Under annual accounting, two organizations with identical annual consumption in the same grid report the same location-based emissions.

Under hourly accounting, this equivalence no longer holds.

Because emissions are calculated as:

Emissions(t) = Consumption(t) × Carbon Intensity(t)

timing becomes decisive. Two entities consuming the same annual kWh may report different emissions if their demand is distributed differently across high- and low-intensity hours.

Total energy remains constant. The load profile becomes an accounting variable.

Carbon Intensity Variability Directly Affects Outcomes

Electricity systems exhibit intraday and seasonal variability in carbon intensity due to changes in generation mix and demand.

Annual averaging smooths this variability. Hourly accounting does not.

Periods of higher carbon intensity contribute proportionally more to reported emissions; lower-intensity periods contribute less. Physical system emissions remain unchanged, but their attribution across time differs.

Why This Shift Is Emerging Now

Interest in hourly Scope 2 reflects structural changes in electricity systems affecting both supply and demand.

Rising Temporal Variability in Production

Wind and solar generation introduce significant intraday and seasonal variability. Solar peaks during daylight hours; wind fluctuates with weather conditions. As renewable penetration increases, carbon intensity can change markedly within a single day.

In high-renewable systems, midday periods may exhibit lower carbon intensity, while evening peaks require dispatchable fossil generation. The dispersion of hourly values reduces the representativeness of annual averages.

As carbon intensity becomes structurally time-dependent, annual smoothing captures less of operational reality.

Average carbon intensity by hour of the day and season in France

Curtailment and Distribution-Level Constraints

High renewable penetration also increases curtailment.

Curtailment occurs when renewable generation cannot be fully utilized because demand is insufficient or network constraints limit transport. This is increasingly observed where significant capacity is connected at the distribution level.

When local production exceeds demand and cannot be exported, renewable output may be reduced despite low-carbon availability. Periods of surplus low-carbon generation can therefore coexist with periods requiring higher-emission dispatch.

Accounting approaches with hourly resolution align more closely with these system dynamics.

Electrification and Expanding Electricity Demand

Electricity demand is expanding into industry, digital infrastructure, transport, and heating.

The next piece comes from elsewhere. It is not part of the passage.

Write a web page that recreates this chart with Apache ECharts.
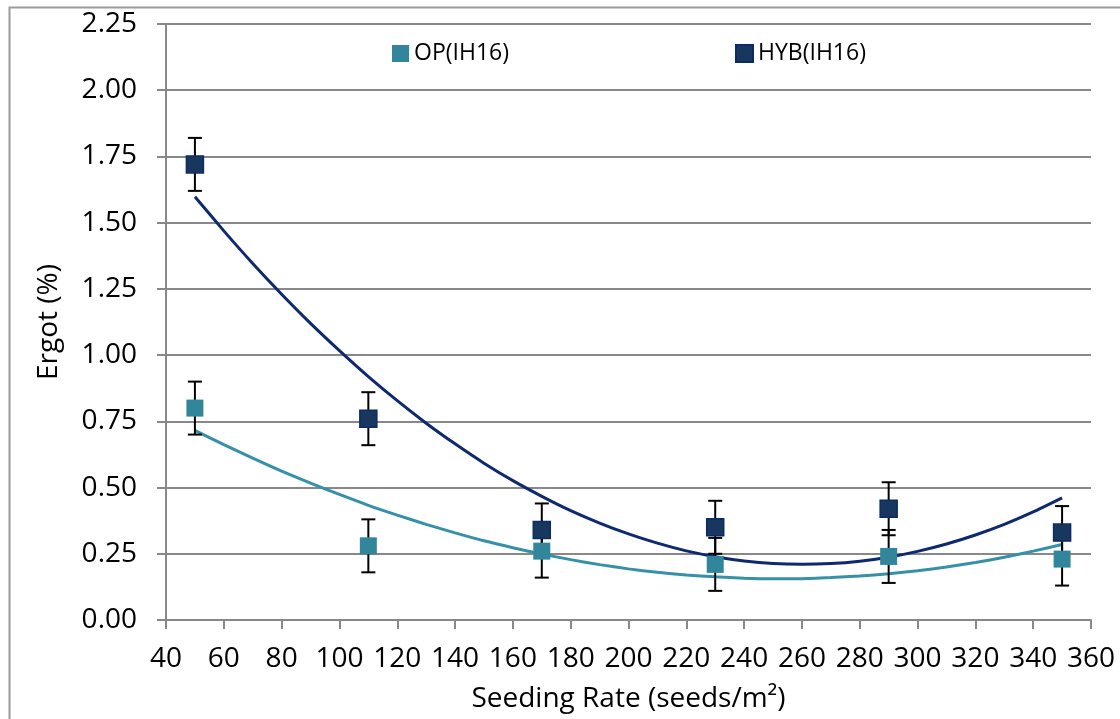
<!DOCTYPE html>
<html>
<head>
<meta charset="utf-8">
<script src="https://cdn.jsdelivr.net/npm/echarts@6/dist/echarts.min.js"></script>
<style>
  html, body { margin: 0; padding: 0; background: #fff; }
  #chart { width: 1120px; height: 719px; }
</style>
</head>
<body>
<div id="chart"></div>
<script>
// ---- Data ----
var seedingRates = [50, 110, 170, 230, 290, 350];
var opErgot  = [0.80, 0.28, 0.26, 0.21, 0.24, 0.23];
var hybErgot = [1.72, 0.76, 0.34, 0.35, 0.42, 0.33];
var opError  = [0.10, 0.10, 0.10, 0.10, 0.10, 0.10];
var hybError = [0.10, 0.10, 0.10, 0.10, 0.10, 0.10];

// trendline points (every 10 seeds/m²)
var trendX   = [50, 60, 70, 80, 90, 100, 110, 120, 130, 140, 150, 160, 170, 180, 190, 200,
                210, 220, 230, 240, 250, 260, 270, 280, 290, 300, 310, 320, 330, 340, 350];
var opTrend  = [0.716, 0.662, 0.611, 0.562, 0.517, 0.474, 0.433, 0.396, 0.361, 0.329, 0.299, 0.273, 0.249, 0.228, 0.209, 0.193,
                0.180, 0.170, 0.163, 0.158, 0.156, 0.156, 0.160, 0.166, 0.175, 0.186, 0.200, 0.217, 0.237, 0.260, 0.285];
var hybTrend = [1.598, 1.469, 1.346, 1.230, 1.120, 1.017, 0.919, 0.828, 0.743, 0.665, 0.592, 0.526, 0.467, 0.413, 0.366, 0.325,
                0.290, 0.261, 0.239, 0.223, 0.213, 0.210, 0.213, 0.222, 0.237, 0.259, 0.287, 0.321, 0.361, 0.408, 0.461];

var xTicks = { min: 40, max: 360, interval: 20 };
var yTicks = { min: 0, max: 2.25, interval: 0.25 };

var FONT = 'Open Sans';
var OP_COLOR = '#31869b';
var HYB_COLOR = '#17375e';
var HYB_BORDER = '#0c2a66';
var OP_LINE = '#3691a8';
var HYB_LINE = '#0e2a6e';

function pairs(xs, ys) { return xs.map(function (x, i) { return [x, ys[i]]; }); }
function errData(xs, ys, es) { return xs.map(function (x, i) { return [x, ys[i] - es[i], ys[i] + es[i]]; }); }

function errorBarRender(params, api) {
  var x = api.value(0), lo = api.value(1), hi = api.value(2);
  var pLo = api.coord([x, lo]), pHi = api.coord([x, hi]);
  var half = 7;
  var st = { stroke: '#000', lineWidth: 2 };
  return {
    type: 'group',
    children: [
      { type: 'line', shape: { x1: pLo[0], y1: pLo[1], x2: pHi[0], y2: pHi[1] }, style: st },
      { type: 'line', shape: { x1: pLo[0] - half, y1: pLo[1], x2: pLo[0] + half, y2: pLo[1] }, style: st },
      { type: 'line', shape: { x1: pHi[0] - half, y1: pHi[1], x2: pHi[0] + half, y2: pHi[1] }, style: st }
    ]
  };
}

var chart = echarts.init(document.getElementById('chart'), null, { renderer: 'canvas' });
chart.setOption({
  animation: false,
  backgroundColor: '#fff',
  textStyle: { fontFamily: FONT },
  graphic: [{
    type: 'rect', left: 7, top: 5, silent: true, z: 0,
    shape: { width: 1300, height: 900 },
    style: { fill: 'none', stroke: '#9a9a9a', lineWidth: 2 }
  }],
  grid: { left: 166, right: 29, top: 24, bottom: 99, containLabel: false },
  legend: [
    { data: ['OP(IH16)'], left: 387, top: 37, itemWidth: 17, itemHeight: 17, icon: 'rect',
      textStyle: { fontFamily: FONT, fontSize: 23, color: '#000' } },
    { data: ['HYB(IH16)'], left: 730, top: 37, itemWidth: 17, itemHeight: 17, icon: 'rect',
      textStyle: { fontFamily: FONT, fontSize: 23, color: '#000' } }
  ],
  xAxis: {
    type: 'value', min: xTicks.min, max: xTicks.max, interval: xTicks.interval,
    name: 'Seeding Rate (seeds/m²)', nameLocation: 'middle', nameGap: 65,
    nameTextStyle: { fontFamily: FONT, fontSize: 28, color: '#000' },
    axisLine: { show: true, lineStyle: { color: '#888', width: 2 } },
    axisTick: { show: true, inside: false, length: 9, lineStyle: { color: '#888', width: 2 } },
    axisLabel: { fontFamily: FONT, fontSize: 28, color: '#000', margin: 25 },
    splitLine: { show: false }
  },
  yAxis: {
    type: 'value', min: yTicks.min, max: yTicks.max, interval: yTicks.interval,
    name: 'Ergot (%)', nameLocation: 'middle', nameGap: 103,
    nameTextStyle: { fontFamily: FONT, fontSize: 28, color: '#000' },
    axisLine: { show: true, lineStyle: { color: '#888', width: 2 } },
    axisTick: { show: true, inside: false, length: 9, lineStyle: { color: '#888', width: 2 } },
    axisLabel: { fontFamily: FONT, fontSize: 28, color: '#000', margin: 29,
      formatter: function (v) { return v.toFixed(2); } },
    splitLine: { show: true, lineStyle: { color: '#888', width: 2 } }
  },
  series: [
    { name: 'OP trend', type: 'line', data: pairs(trendX, opTrend), smooth: 0.2, showSymbol: false,
      lineStyle: { color: OP_LINE, width: 3 }, z: 2, silent: true },
    { name: 'HYB trend', type: 'line', data: pairs(trendX, hybTrend), smooth: 0.2, showSymbol: false,
      lineStyle: { color: HYB_LINE, width: 3 }, z: 2, silent: true },
    { name: 'OP err', type: 'custom', renderItem: errorBarRender, data: errData(seedingRates, opErgot, opError),
      encode: { x: 0, y: [1, 2] }, z: 3, silent: true },
    { name: 'HYB err', type: 'custom', renderItem: errorBarRender, data: errData(seedingRates, hybErgot, hybError),
      encode: { x: 0, y: [1, 2] }, z: 3, silent: true },
    { name: 'OP(IH16)', type: 'scatter', data: pairs(seedingRates, opErgot), symbol: 'rect', symbolSize: 17,
      itemStyle: { color: OP_COLOR, opacity: 1 }, z: 4 },
    { name: 'HYB(IH16)', type: 'scatter', data: pairs(seedingRates, hybErgot), symbol: 'rect', symbolSize: 17,
      itemStyle: { color: HYB_COLOR, borderColor: HYB_BORDER, borderWidth: 1.5, opacity: 1 }, z: 4 }
  ]
});
</script>
</body>
</html>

As electricity becomes a larger share of organizational emissions, the timing of consumption gains importance.

Where carbon intensity fluctuates significantly over the day, the temporal distribution of demand can materially influence reported emissions under time-resolved accounting.

Greater supply variability combined with growing electricity demand makes temporal granularity increasingly relevant in carbon accounting discussions.

Hourly Scope 2 in One Sentence

Hourly Scope 2 accounting attributes electricity-related emissions based on the carbon intensity of the regional grid at the specific hours when electricity is consumed, making reported emissions dependent on demand timing rather than on annual averages alone.